You're rightfully confused, because that regex must have been written by someone who doesn't know Python regexes well.
In some languages (e.g. JavaScript), regexes are delimited by slashes. That means that if you need an actual slash in your regex, you have to escape it. Since Python doesn't use slashes, there's no need to escape the slash (but it doesn't cause an error, either).
Much more worrisome is that the author failed to use a raw string. In many cases, that won't matter (because Python will treat "\d"
as "\\d"
which then correctly translates to the regex \d
, but in other cases, it will cause problems. One example is "\b"

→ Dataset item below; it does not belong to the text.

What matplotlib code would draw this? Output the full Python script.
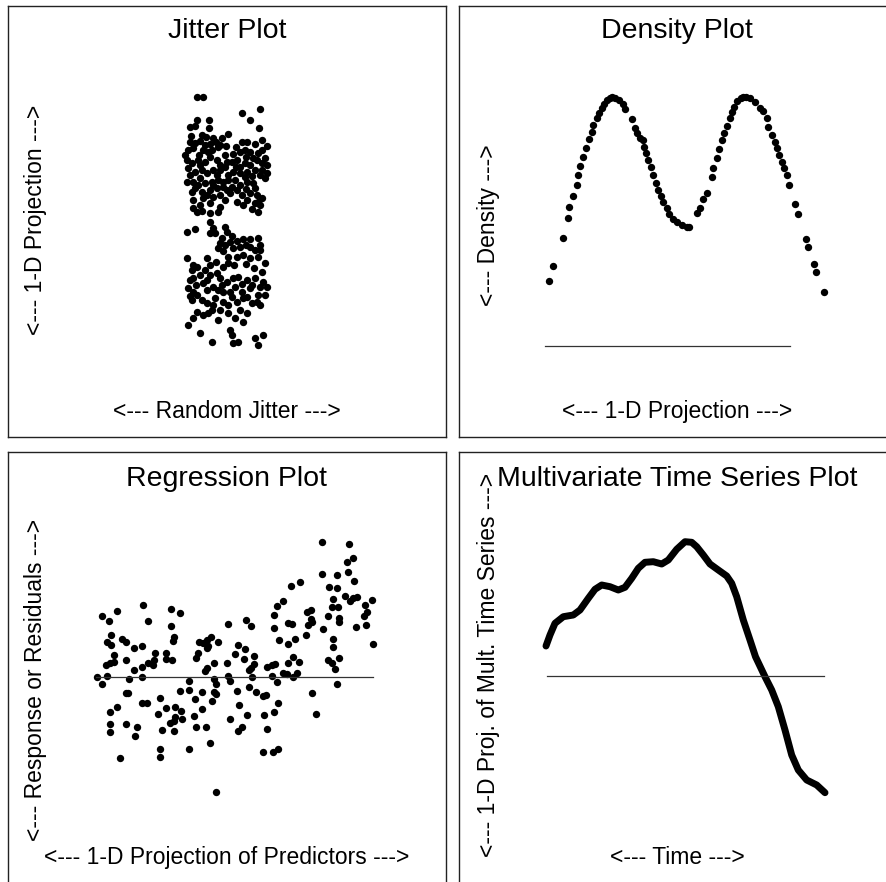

which means "a backspace character" and not "a word boundary anchor" like the regex \b
would.
Also, the author has escaped a lot of characters that didn't need escaping at all. The entire regex could be rewritten as
metric_pattern = re.compile(r'^([^=]+)=([\d.+eE-]+)([\w/%]*);?([\d.+eE:~@-]+)?;?([\d.+eE:~@-]+)?;?([\d.+eE-]+)?;?([\d.+eE-]+)?;?\s*')
and even then, I'm surprised that it works at all. Looks very chaotic to me and is definitely not foolproof. For example, there appears to be a big potential for catastrophic backtracking meaning that users could freeze your server with malicious input.